:: WHAT TO WORK ON ::
Leaving out the pictures, retype the lines from the beginning of the listing through the line containing "const yTicks2 = [0, 10, 20, 30, 40, 50, 60];".

:: DATASET EXCERPT ::

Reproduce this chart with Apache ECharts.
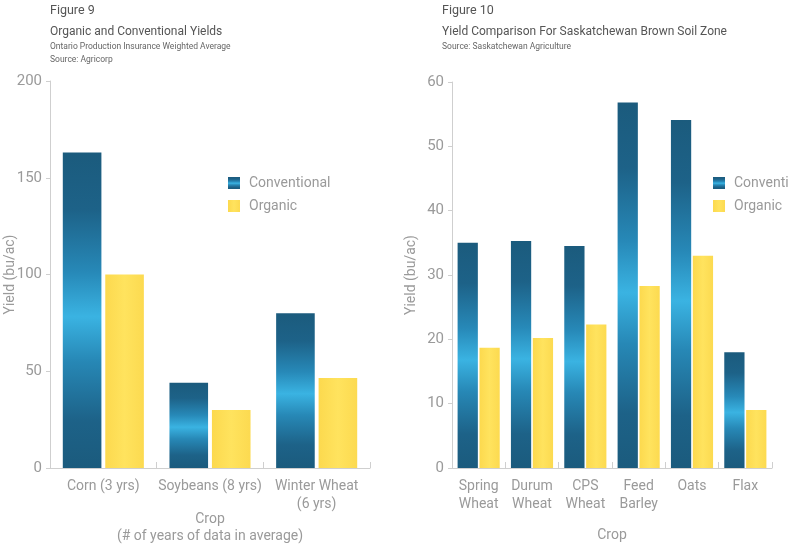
<!DOCTYPE html>
<html><head><meta charset="utf-8">
<script src="https://cdn.jsdelivr.net/npm/echarts@6/dist/echarts.min.js"></script>
<style>html,body{margin:0;padding:0;background:#fff}#c{width:789px;height:547px}</style>
</head><body><div id="c"></div>
<script>
const crops1 = ['Corn (3 yrs)', 'Soybeans (8 yrs)', 'Winter Wheat\n(6 yrs)'];
const conv1 = [163, 44, 80];
const org1 = [100, 30, 46.5];
const crops2 = ['Spring\nWheat', 'Durum\nWheat', 'CPS\nWheat', 'Feed\nBarley', 'Oats', 'Flax'];
const conv2 = [35, 35.3, 34.5, 56.8, 54.1, 18];
const org2 = [18.7, 20.2, 22.3, 28.3, 33, 9];
const yTicks1 = [0, 50, 100, 150, 200];
const yTicks2 = [0, 10, 20, 30, 40, 50, 60];

const FF = "Roboto,'Liberation Sans',sans-serif";
const TXT = '#9a9a9a';
const convColor = {type:'linear', x:0, y:0, x2:0, y2:1, colorStops:[
  {offset:0, color:'#1b5b7d'}, {offset:0.18, color:'#1d6288'}, {offset:0.38, color:'#2789b8'},
  {offset:0.52, color:'#3ab3e2'}, {offset:0.66, color:'#2788b6'}, {offset:0.85, color:'#1d6288'}, {offset:1, color:'#1b5b7d'}]};
const orgColor = {type:'linear', x:0, y:0, x2:1, y2:0, colorStops:[
  {offset:0, color:'#fcd94e'}, {offset:0.5, color:'#ffe35e'}, {offset:1, color:'#fcda50'}]};

const chart = echarts.init(document.getElementById('c'));
const axisCommon = {
  axisLine:{show:true, lineStyle:{color:'#cfcfcf', width:1}},
  splitLine:{show:false}
};
const tStyle = (s, c) => ({fontSize:s, color:c, fontWeight:'normal', fontFamily:FF});
chart.setOption({
  animation:false,
  textStyle:{fontFamily:FF},
  title:[
    {text:'Figure 9', left:50, top:4, padding:0, textStyle:tStyle(12.5,'#555')},
    {text:'Organic and Conventional Yields', left:50, top:26, padding:0, textStyle:tStyle(12,'#555')},
    {text:'Ontario Production Insurance Weighted Average', left:50, top:42, padding:0, textStyle:tStyle(8.5,'#666')},
    {text:'Source: Agricorp', left:50, top:55, padding:0, textStyle:tStyle(8.5,'#666')},
    {text:'Figure 10', left:442, top:4, padding:0, textStyle:tStyle(12.5,'#555')},
    {text:'Yield Comparison For Saskatchewan Brown Soil Zone', left:442, top:26, padding:0, textStyle:tStyle(12,'#555')},
    {text:'Source: Saskatchewan Agriculture', left:442, top:42, padding:0, textStyle:tStyle(8.5,'#666')}
  ],
  legend:[
    {left:228, top:176, padding:0, orient:'vertical', itemWidth:12, itemHeight:12, itemGap:9, icon:'rect',
     textStyle:{color:TXT, fontSize:14, fontFamily:FF, padding:[0,0,0,4]}, data:['Conventional','Organic']},
    {left:713, top:176, padding:0, orient:'vertical', itemWidth:12, itemHeight:12, itemGap:9, icon:'rect',
     textStyle:{color:TXT, fontSize:14, fontFamily:FF, padding:[0,0,0,4]}, data:['Conventional','Organic']}
  ],
  grid:[
    {left:50, right:419, top:81, bottom:79, outerBoundsMode:'none', containLabel:false},
    {left:452, right:17, top:82, bottom:79, outerBoundsMode:'none', containLabel:false}
  ],
  xAxis:[
    Object.assign({}, axisCommon, {type:'category', gridIndex:0, data:crops1,
      axisTick:{show:true, inside:true, length:6, lineStyle:{color:'#cfcfcf'}},
      axisLabel:{color:TXT, fontFamily:FF, fontSize:14, interval:0, margin:9, lineHeight:18},
      name:'Crop\n(# of years of data in average)', nameLocation:'middle', nameGap:43, nameMoveOverlap:false,
      nameTextStyle:{color:TXT, fontFamily:FF, fontSize:14, lineHeight:17}}),
    Object.assign({}, axisCommon, {type:'category', gridIndex:1, data:crops2,
      axisTick:{show:true, inside:true, length:6, lineStyle:{color:'#cfcfcf'}},
      axisLabel:{color:TXT, fontFamily:FF, fontSize:14, interval:0, margin:9, lineHeight:18},
      name:'Crop', nameLocation:'middle', nameGap:60, nameMoveOverlap:false,
      nameTextStyle:{color:TXT, fontFamily:FF, fontSize:14}})
  ],
  yAxis:[
    Object.assign({}, axisCommon, {type:'value', gridIndex:0, min:yTicks1[0], max:yTicks1[yTicks1.length-1], interval:50,
      axisTick:{show:true, length:4, lineStyle:{color:'#cfcfcf'}},
      axisLabel:{color:TXT, fontFamily:FF, fontSize:15, margin:8},
      name:'Yield (bu/ac)', nameLocation:'middle', nameGap:33, nameMoveOverlap:false,
      nameTextStyle:{color:TXT, fontFamily:FF, fontSize:14}}),
    Object.assign({}, axisCommon, {type:'value', gridIndex:1, min:yTicks2[0], max:yTicks2[yTicks2.length-1], interval:10,
      axisTick:{show:true, length:4, lineStyle:{color:'#cfcfcf'}},
      axisLabel:{color:TXT, fontFamily:FF, fontSize:15, margin:8},
      name:'Yield (bu/ac)', nameLocation:'middle', nameGap:34, nameMoveOverlap:false,
      nameTextStyle:{color:TXT, fontFamily:FF, fontSize:14}})
  ],
  series:[
    {name:'Conventional', type:'bar', xAxisIndex:0, yAxisIndex:0, data:conv1, barGap:'10%', barCategoryGap:'24%', itemStyle:{color:convColor}},
    {name:'Organic', type:'bar', xAxisIndex:0, yAxisIndex:0, data:org1, barGap:'10%', barCategoryGap:'24%', itemStyle:{color:orgColor}},
    {name:'Conventional', type:'bar', xAxisIndex:1, yAxisIndex:1, data:conv2, barGap:'8%', barCategoryGap:'21%', itemStyle:{color:convColor}},
    {name:'Organic', type:'bar', xAxisIndex:1, yAxisIndex:1, data:org2, barGap:'8%', barCategoryGap:'21%', itemStyle:{color:orgColor}}
  ]
});
</script></body></html>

:: FINISHED EXERCISE ::
Reproduce this chart with Apache ECharts.
<!DOCTYPE html>
<html><head><meta charset="utf-8">
<script src="https://cdn.jsdelivr.net/npm/echarts@6/dist/echarts.min.js"></script>
<style>html,body{margin:0;padding:0;background:#fff}#c{width:789px;height:547px}</style>
</head><body><div id="c"></div>
<script>
const crops1 = ['Corn (3 yrs)', 'Soybeans (8 yrs)', 'Winter Wheat\n(6 yrs)'];
const conv1 = [163, 44, 80];
const org1 = [100, 30, 46.5];
const crops2 = ['Spring\nWheat', 'Durum\nWheat', 'CPS\nWheat', 'Feed\nBarley', 'Oats', 'Flax'];
const conv2 = [35, 35.3, 34.5, 56.8, 54.1, 18];
const org2 = [18.7, 20.2, 22.3, 28.3, 33, 9];
const yTicks1 = [0, 50, 100, 150, 200];
const yTicks2 = [0, 10, 20, 30, 40, 50, 60];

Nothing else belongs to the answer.